Prison Medical Receiver Seeks Broad Exemptions to Pay Cuts, Layoffs
The receiver for California's prison health care system is seeking exemptions for most corrections department employees from Gov. Arnold Schwarzenegger's (R) order to reduce some state employees' pay to the federal minimum wage and lay off other employees, the San Francisco Chronicle reports.
In a letter to the administration on Friday, receiver J. Clark Kelso said he would exempt all corrections department employees except those working in parole and juvenile divisions from the governor's order (Yi/Sondag, San Francisco Chronicle, 8/2).

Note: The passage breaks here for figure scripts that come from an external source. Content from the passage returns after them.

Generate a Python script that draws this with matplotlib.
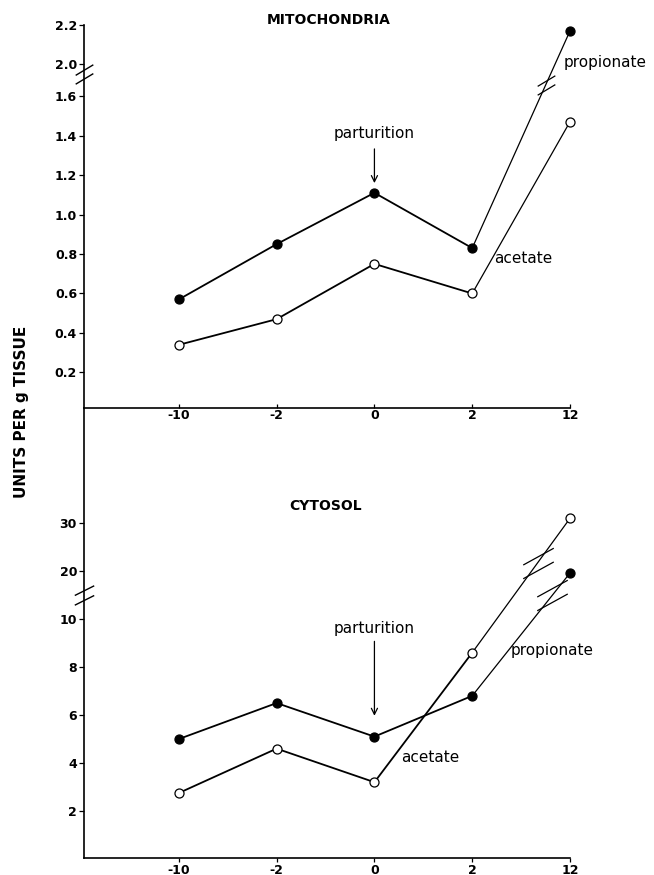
import matplotlib.pyplot as plt
from matplotlib.path import Path

plt.rcParams['font.family'] = ['DejaVu Sans']

# days relative to parturition
days = ['-10', '-2', '0', '2', '12']

# enzyme activity, units per g tissue
mito_propionate = [0.57, 0.85, 1.11, 0.83, 2.17]
mito_acetate = [0.34, 0.47, 0.75, 0.60, 1.47]
cyto_propionate = [5.0, 6.5, 5.1, 6.8, 19.6]
cyto_acetate = [2.75, 4.6, 3.2, 8.6, 31.0]

mito_ticks = [0.2, 0.4, 0.6, 0.8, 1.0, 1.2, 1.4, 1.6, 2.0, 2.2]
mito_labels = ['0.2', '0.4', '0.6', '0.8', '1.0', '1.2', '1.4', '1.6', '2.0', '2.2']
cyto_ticks = [2, 4, 6, 8, 10, 20, 30]
cyto_labels = ['2', '4', '6', '8', '10', '20', '30']


def mito_scale(v):
    # axis is broken between 1.6 and 2.0
    return v if v < 1.8 else v - 0.24


def cyto_scale(v):
    # axis is broken between 10 and 20, upper part compressed
    return v if v < 15 else 12 + (v - 20) * 0.2


def break_marker(slope, gap):
    verts = [(-1, -slope + gap / 2), (1, slope + gap / 2),
             (-1, -slope - gap / 2), (1, slope - gap / 2)]
    codes = [Path.MOVETO, Path.LINETO, Path.MOVETO, Path.LINETO]
    return Path(verts, codes)


def draw_series(ax, values, scale, filled):
    x = list(range(len(values)))
    y = [scale(v) for v in values]
    face = 'black' if filled else 'white'
    ax.plot(x[:4], y[:4], color='black', lw=1.3, zorder=2)
    ax.plot(x[3:], y[3:], color='black', lw=0.9, zorder=2)
    ax.plot(x, y, ls='none', marker='o', ms=6.5, mfc=face, mec='black',
            mew=0.9, zorder=3, clip_on=False)
    return x, y


def line_break(ax, x, y, frac, size, slope, gap):
    bx = x[3] + (x[4] - x[3]) * frac
    by = y[3] + (y[4] - y[3]) * frac
    ax.plot([bx], [by], ls='none', marker=break_marker(slope, gap), ms=size,
            mec='black', mew=0.9, zorder=4)


def style_axes(ax, scale, ticks, labels, xdir):
    ax.patch.set_visible(False)
    for side in ['top', 'right']:
        ax.spines[side].set_visible(False)
    for side in ['left', 'bottom']:
        ax.spines[side].set_linewidth(1.2)
    ax.set_xlim(-0.97, 4.0)
    ax.set_xticks(range(len(days)))
    ax.set_xticklabels(days)
    ax.set_yticks([scale(t) for t in ticks])
    ax.set_yticklabels(labels)
    ax.tick_params(axis='y', direction='out', length=3.5, width=0.9, pad=1.5)
    ax.tick_params(axis='x', direction=xdir, length=3, width=0.9, pad=1)
    for lab in ax.get_xticklabels() + ax.get_yticklabels():
        lab.set_fontsize(9)
        lab.set_fontweight('bold')


fig = plt.figure(figsize=(6.54, 8.75), dpi=100)
ax1 = fig.add_axes([84 / 654, 1 - 408 / 875, 486 / 654, 383 / 875])
ax2 = fig.add_axes([84 / 654, 1 - 858 / 875, 486 / 654, 450 / 875])

# mitochondria
x, yp = draw_series(ax1, mito_propionate, mito_scale, True)
draw_series(ax1, mito_acetate, mito_scale, False)
line_break(ax1, x, yp, 0.75, 14, 0.6, 1.0)
ax1.set_ylim(0.02, 1.96)
style_axes(ax1, mito_scale, mito_ticks, mito_labels, 'in')
ax1.plot([-0.97], [1.71], ls='none', marker=break_marker(0.6, 1.0), ms=14,
         mec='black', mew=1.0, clip_on=False, zorder=5)
ax1.annotate('parturition', xy=(2, mito_scale(mito_propionate[2])),
             xytext=(0, 43), textcoords='offset points', ha='center',
             va='center', fontsize=11,
             arrowprops=dict(arrowstyle='->', lw=0.9, color='black',
                             shrinkA=4, shrinkB=7))
ax1.text(3.93, 1.77, 'propionate', fontsize=11, va='center', ha='left')
ax1.text(3.22, 0.775, 'acetate', fontsize=11, va='center', ha='left')

# cytosol
x, yp = draw_series(ax2, cyto_propionate, cyto_scale, True)
x, ya = draw_series(ax2, cyto_acetate, cyto_scale, False)
line_break(ax2, x, ya, 0.67, 22, 0.55, 0.9)
line_break(ax2, x, yp, 0.82, 22, 0.55, 0.9)
ax2.set_ylim(0.04, 18.8)
style_axes(ax2, cyto_scale, cyto_ticks, cyto_labels, 'out')
ax2.plot([-0.97], [11.0], ls='none', marker=break_marker(0.5, 1.0), ms=14,
         mec='black', mew=1.0, clip_on=False, zorder=5)
ax2.annotate('parturition', xy=(2, cyto_scale(cyto_propionate[2])),
             xytext=(0, 78), textcoords='offset points', ha='center',
             va='center', fontsize=11,
             arrowprops=dict(arrowstyle='->', lw=0.9, color='black',
                             shrinkA=2, shrinkB=15))
ax2.text(3.39, 8.7, 'propionate', fontsize=11, va='center', ha='left')
ax2.text(2.27, 4.25, 'acetate', fontsize=11, va='center', ha='left')

fig.text(329 / 654, 1 - 20 / 875, 'MITOCHONDRIA', fontsize=10,
         fontweight='bold', ha='center', va='center')
fig.text(326 / 654, 1 - 506 / 875, 'CYTOSOL', fontsize=10,
         fontweight='bold', ha='center', va='center')
fig.text(22 / 654, 1 - 412 / 875, 'UNITS PER g TISSUE', fontsize=11,
         fontweight='bold', rotation=90, ha='center', va='center')

fig.savefig('out.png', dpi=100)
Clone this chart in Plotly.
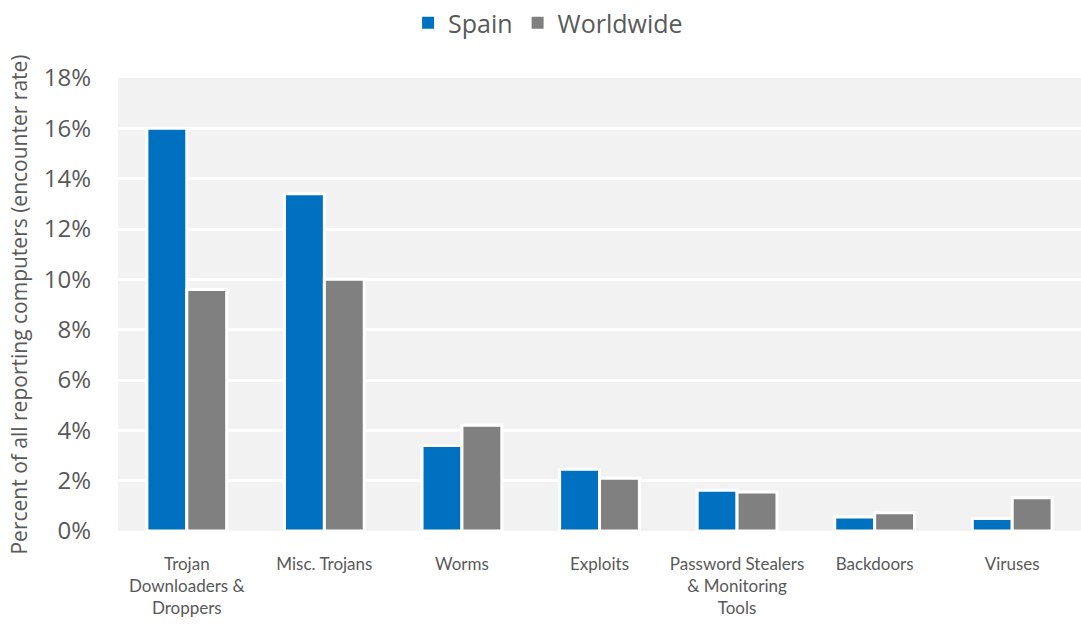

Kelso said, "There's a pervasive interconnectedness between delivering medical services and everything else corrections does."
Kelso's move would exempt about 60,000 of the corrections department's 66,000 employees from pay cuts and layoffs.
Such an exemption would account for about a quarter of all permanent state employees, raising further questions about how much money the governor's order actually would save, according to the Sacramento Bee (Yamamura, Sacramento Bee, 8/2).
Andrea Lynn Hoch, secretary of legal affairs, responded to Kelso's letter, arguing that he does not have the authority to make such exemptions.
The governor's order already exempts state employees working in emergency services, 24-hour health care, public safety and other critical services, according to the Chronicle (San Francisco Chronicle, 8/2).